Face à ces questions, l’isolationnisme n’est plus adapté pour les traiter efficacement et durablement. Des problèmes qui dépassent de loin le seul cadre des frontières même si dans de nombreux cas, les frontières restent toujours un paramètre important. On l’a vu lors de la crise sanitaire. Ou encore sur les questions du cloud computing et la nécessité de stocker les données dans le pays d’origine.

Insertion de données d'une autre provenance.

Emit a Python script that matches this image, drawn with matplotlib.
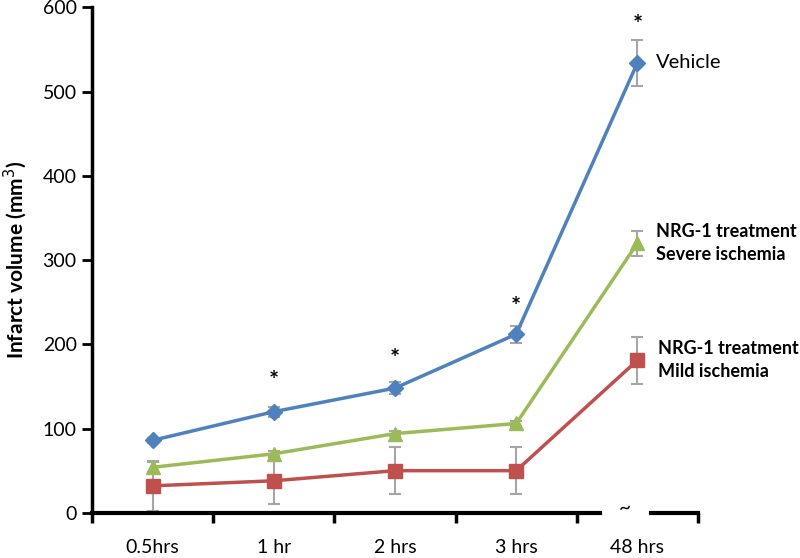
import numpy as np
import matplotlib
matplotlib.use('Agg')
from matplotlib import pyplot as plt

plt.rcParams['font.family'] = ['Lato', 'DejaVu Sans']

times = ['0.5hrs', '1 hr', '2 hrs', '3 hrs', '48 hrs']
vehicle = [86, 120, 148, 212, 534]
vehicle_err = [3, 6, 7, 10, 27]
severe = [54, 70, 94, 106, 320]
severe_err = [6, 3, 3, 3, 15]
mild = [32, 38, 50, 50, 181]
mild_err = [30, 28, 28, 28, 28]
star_x = [1, 2, 3, 4]
star_y = [156, 182, 244, 578]

x = np.arange(len(times))

fig = plt.figure(figsize=(8, 5.58), dpi=100)
ax = fig.add_axes([0.115, 0.081, 0.7575, 0.906])

series = [
    (vehicle, vehicle_err, '#4F81BD', 'D', 8),
    (severe, severe_err, '#9BBB59', '^', 10),
    (mild, mild_err, '#C0504D', 's', 10),
]
for vals, err, col, mk, ms in series:
    ax.errorbar(x, vals, yerr=err, fmt='none', ecolor='#A6A6A6', elinewidth=1.5,
                capsize=4, capthick=1.5, zorder=2)
    ax.plot(x, vals, color=col, lw=2.5, marker=mk, markersize=ms, zorder=3)

for sx, sy in zip(star_x, star_y):
    ax.text(sx, sy, '*', ha='center', va='center', fontsize=17, fontweight='bold')

ax.text(4.15, vehicle[-1], 'Vehicle', fontsize=14.5, va='center', ha='left')
ax.text(4.15, severe[-1], 'NRG-1 treatment\nSevere ischemia', fontsize=13,
        fontweight='bold', va='center', ha='left', linespacing=1.45)
ax.text(4.17, mild[-1], 'NRG-1 treatment\nMild ischemia', fontsize=13,
        fontweight='bold', va='center', ha='left', linespacing=1.45)

ax.set_xlim(-0.5, 4.5)
ax.set_ylim(0, 600)
ax.set_yticks(range(0, 601, 100))
ax.set_xticks(x)
ax.set_xticklabels(times)
ax.set_xticks(np.arange(-0.5, 4.6, 1), minor=True)
ax.tick_params(axis='x', which='major', length=0, pad=19, labelsize=14)
ax.tick_params(axis='x', which='minor', length=7, width=2.5, direction='out')
ax.tick_params(axis='y', length=7, width=2, direction='out', labelsize=14, pad=4)
ax.set_ylabel('Infarct volume (mm$^3$)', fontsize=15, fontweight='bold', labelpad=10)

for s in ['top', 'right', 'bottom']:
    ax.spines[s].set_visible(False)
ax.spines['left'].set_linewidth(2.5)

# broken x axis
ax.plot([-0.5, 3.69], [0, 0], color='black', lw=3, clip_on=False, zorder=5)
ax.plot([4.11, 4.5], [0, 0], color='black', lw=3, clip_on=False, zorder=5)
ax.text(3.9, 5, '~', ha='center', va='center', fontsize=15)

plt.savefig('out.png', dpi=100)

Et même sur la question de la Chine pour laquelle Donald Trump ne voyait qu’une confrontation entre deux pays, Joe Biden va essayer d’embarquer les alliés traditionnels dans un partenariat global visant à freiner les ardeurs de l’Empire du Milieu. Même s’il n’a pas pour l’heure remis en cause les droits de douanes imposés par Donald Trump, Joe Biden a bien compris que la réponse se trouvait dans une réactivation de la R&D dans les technologies avancées, pas seulement du numérique. La loi américaine sur l’innovation et la concurrence de 250 milliards de dollars pourrait aider votre entreprise. Le 7 juin dernier, le Sénat américain a adopté la loi américaine sur l’innovation et la concurrence (Usica), un projet de loi de 250 milliards de dollars pour financer la recherche dans des domaines dans des domaines comme les semiconducteurs, l’intelligence artificielle, la robotique, l’informatique quantique. C’est là une différence majeure avec son prédécesseur, la croyance en la science, qui le situe dans la lignée de Franklin Roosevelt.
[1] Roosevelt partit le 30 mars pour Warm Springs, une petite station thermale de Géorgie où il avait une résidence (la « Little White House ») afin de prendre du repos avant la conférence des Nations unies qui devait se tenir deux semaines plus tard à San Francisco. Il mourut juste avant, le 12 avril 1945.